I work with a lot of trainee teachers on a pre-service course like CELTA and, eight times out of ten, the people with the biggest problems accommodating are the native speakers. This is both in terms of speaking to other trainees and to their students. And why? Because the majority have spent their entire lives accommodating only with other native speakers and so think nothing of idiomatic lexical choices when talking to an elementary level class, for example, not seeing that that’s not helping them be more intelligible. Add to this suspiciously complex grammar choices (clefts with modals, anyone?), more connected speech than you’d find in a law firm called “Assimilation, Elision and Co.” and cultural references to, Ireland, say, because that’s really obvious and everyone knows about it (yeah, not your average Bangladeshi learner in Dubai – what do you know about Chittagong?) and you’ve got a heady mix of unintelligibility going on there.

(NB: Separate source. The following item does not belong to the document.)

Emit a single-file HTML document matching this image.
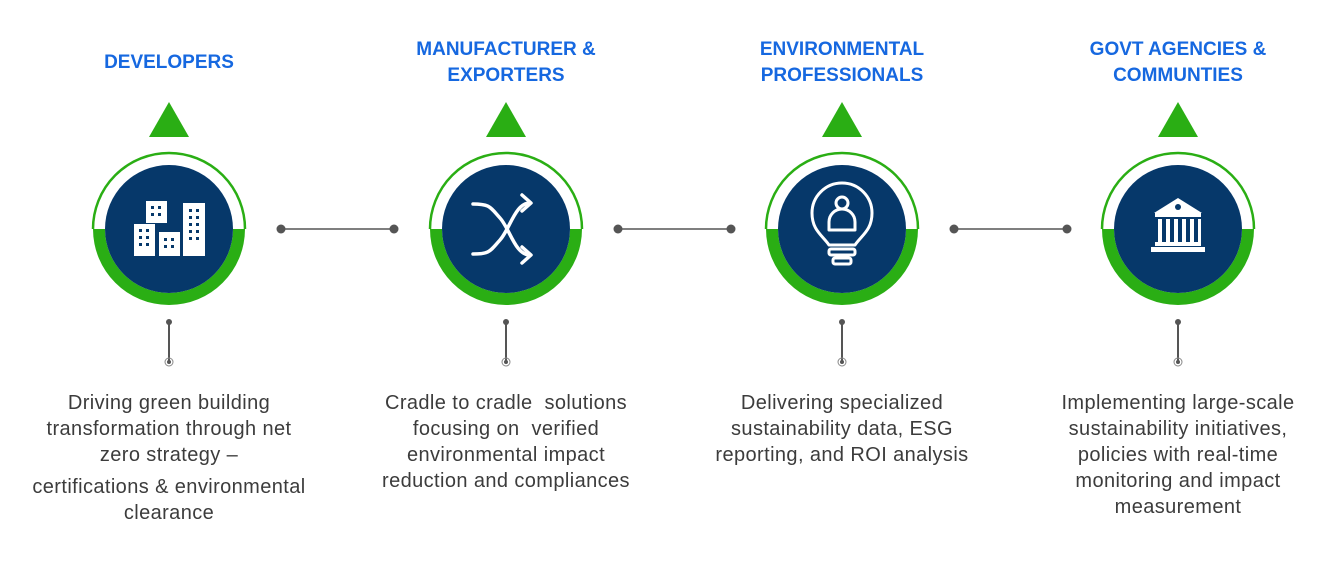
<!DOCTYPE html>
<html><head><meta charset="utf-8"><style>
body{margin:0;width:1333px;height:567px;background:#fff;position:relative;overflow:hidden;font-family:"Liberation Sans",sans-serif}
.t{position:absolute;width:300px;text-align:center;color:#1668e0;font-weight:bold;font-size:19px;line-height:26px}
.d{position:absolute;width:340px;text-align:center;color:#3c3c3c;font-size:20px;letter-spacing:0.4px;line-height:26px}
</style></head><body>
<div class="t" style="left:19px;top:50px">DEVELOPERS</div>
<div class="t" style="left:356px;top:37px">MANUFACTURER &amp;<br>EXPORTERS</div>
<div class="t" style="left:692px;top:37px">ENVIRONMENTAL<br>PROFESSIONALS</div>
<div class="t" style="left:1028px;top:37px">GOVT AGENCIES &amp;<br>COMMUNTIES</div>
<div class="d" style="left:-1px;top:390px">Driving green building<br>transformation through net<br>zero strategy –<div style="height:6px"></div>certifications &amp; environmental<br>clearance</div>
<div class="d" style="left:336px;top:390px">Cradle to cradle&nbsp; solutions<br>focusing on&nbsp; verified<br>environmental impact<br>reduction and compliances</div>
<div class="d" style="left:672px;top:390px">Delivering specialized<br>sustainability data, ESG<br>reporting, and ROI analysis</div>
<div class="d" style="left:1008px;top:390px">Implementing large-scale<br>sustainability initiatives,<br>policies with real-time<br>monitoring and impact<br>measurement</div>
<svg width="1333" height="567" style="position:absolute;left:0;top:0">
<defs>
<g id="node">
<polygon points="0,-127 -20,-92 20,-92" fill="#2aae14"/>
<path d="M-76,0 A76,76 0 0 1 76,0" fill="none" stroke="#2aae14" stroke-width="2.5"/>
<path d="M-76,0 A76,76 0 0 0 76,0 L64,0 A64,64 0 0 1 -64,0 Z" fill="#2aae14"/>
<circle r="64" fill="#06386a"/>
<line x1="0" y1="93" x2="0" y2="133" stroke="#555" stroke-width="2"/>
<circle cx="0" cy="93" r="3" fill="#555"/>
<circle cx="0" cy="133" r="4" fill="none" stroke="#888" stroke-width="1"/>
<circle cx="0" cy="133" r="2" fill="#555"/>
</g>
<g id="conn"><line x1="0" y1="0" x2="113" y2="0" stroke="#555" stroke-width="1.5"/><circle r="4.5" fill="#555"/><circle cx="113" r="4.5" fill="#555"/></g>
</defs>
<use href="#node" x="169" y="229"/>
<use href="#node" x="506" y="229"/>
<use href="#node" x="842" y="229"/>
<use href="#node" x="1178" y="229"/>
<use href="#conn" x="281" y="229"/>
<use href="#conn" x="618" y="229"/>
<use href="#conn" x="954" y="229"/>
<g fill="#fff">
<rect x="134" y="224" width="21" height="32"/>
<rect x="146" y="201" width="21" height="22"/>
<rect x="159" y="232" width="21" height="24"/>
<rect x="183" y="203" width="22" height="53"/>
</g>
<g fill="#06386a">
<rect x="139" y="229" width="3" height="3"/><rect x="146" y="229" width="3" height="3"/><rect x="139" y="236" width="3" height="3"/><rect x="146" y="236" width="3" height="3"/><rect x="139" y="243" width="3" height="3"/><rect x="146" y="243" width="3" height="3"/>
<rect x="151" y="206" width="3" height="3"/><rect x="158" y="206" width="3" height="3"/><rect x="151" y="213" width="3" height="3"/><rect x="158" y="213" width="3" height="3"/>
<rect x="164" y="238" width="3" height="3"/><rect x="171" y="238" width="3" height="3"/><rect x="164" y="245" width="3" height="3"/><rect x="171" y="245" width="3" height="3"/>
<rect x="189" y="209" width="3" height="3"/><rect x="196" y="209" width="3" height="3"/><rect x="189" y="216" width="3" height="3"/><rect x="196" y="216" width="3" height="3"/><rect x="189" y="223" width="3" height="3"/><rect x="196" y="223" width="3" height="3"/><rect x="189" y="230" width="3" height="3"/><rect x="196" y="230" width="3" height="3"/><rect x="189" y="237" width="3" height="3"/><rect x="196" y="237" width="3" height="3"/>
</g>
<g fill="none" stroke="#fff" stroke-width="3.5" stroke-linecap="round" stroke-linejoin="round">
<path d="M473,204 C490,204 490,207 500,218 C510,229 515,255 530,255"/>
<path d="M473,254 C490,254 490,251 500,240 C510,229 515,203 530,203"/>
<path d="M522,195 L531,203 L522,211"/>
<path d="M522,247 L531,255 L522,263"/>
</g>
<g fill="none" stroke="#fff" stroke-width="3" stroke-linejoin="round">
<path d="M829,245 C822,235 812,230 812,213 A30,30 0 0 1 872,213 C872,230 862,235 855,245 Z"/>
<circle cx="842" cy="203" r="6"/>
<path d="M829,230 L829,222 A13,13 0 0 1 855,222 L855,230 Z"/>
<rect x="829" y="249" width="26" height="6" rx="2"/>
<rect x="833" y="258" width="18" height="6" rx="2"/>
</g>
<g fill="#fff">
<polygon points="1178,198 1154,213 1202,213"/>
<rect x="1155" y="213" width="46" height="4"/>
<rect x="1158" y="219" width="4" height="23"/><rect x="1166" y="219" width="4" height="23"/><rect x="1174" y="219" width="4" height="23"/><rect x="1182" y="219" width="4" height="23"/><rect x="1190" y="219" width="4" height="23"/><rect x="1198" y="219" width="3" height="23"/>
<rect x="1155" y="242" width="46" height="4"/>
<rect x="1151" y="247" width="54" height="5"/>
</g>
<circle cx="1178" cy="207" r="3" fill="#06386a"/>
</svg>
</body></html>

Y’see, making yourself understood is not just about your accent; it encompasses linguistic choices across all the systems (grammar, lexis, phonology, discourse). So, like, accent reduction completely misses the point. This isn’t the problem. The problem is a lack of awareness of how to accommodate your speech to your learners. There are strategies that can be used to do this and these will be based on listening to the learners and working out what you can and cannot say to be intelligible. This is such a big issue for a language teacher who teaches in the target language as, without some successful accommodating, there ain’t gonna be no mutual intelligibility and then, ultimately, what’s the point? Where’s the course for NESTs on how to accommodate better? In fact, regardless, where’s the course for language teachers on how to accommodate better, whatever your accent?
The Accommodation Enlightenment
So, my line here is that, while terms like “accent reduction” are highly prejudiced and really not very useful (and yet, to get that job in an American call centre in Costa Rica, your learner has to take this course), an idea like accommodation is powerful and very important for a language teacher. It should inform completely the way you use language in the classroom (and not just to be understood, but to build successful rapport too!). If I am teaching people who have recently emigrated to being a new life in Scotland, I will be more Scottish as it would be a disservice to them to be more neutral; however, if I am teaching Iranians in Dubai who don’t even know where Scotland is, it would be a disservice to them to be overly Scottish and so I should be more neutral. I can’t completely neutralise my accent (does such an accent even exist?), but I can make informed choices about what I say and how I’m doing it.
And so where does this leave us? It means that as teachers, whether NNESTs or NESTs, we all have a duty to convergence, to make ourselves understood by our learners to help them learn better. And if that means you have a strong French accent and some people can’t understand you (as happened on a recent course of mine), you have the responsibility to change that; likewise, if your strong native accent is causing your learners problems (as is more likely to be the case, for me) then you too must do something about that.
Take a leaf out of Hume’s weighty book and be more aware of how you say what you do.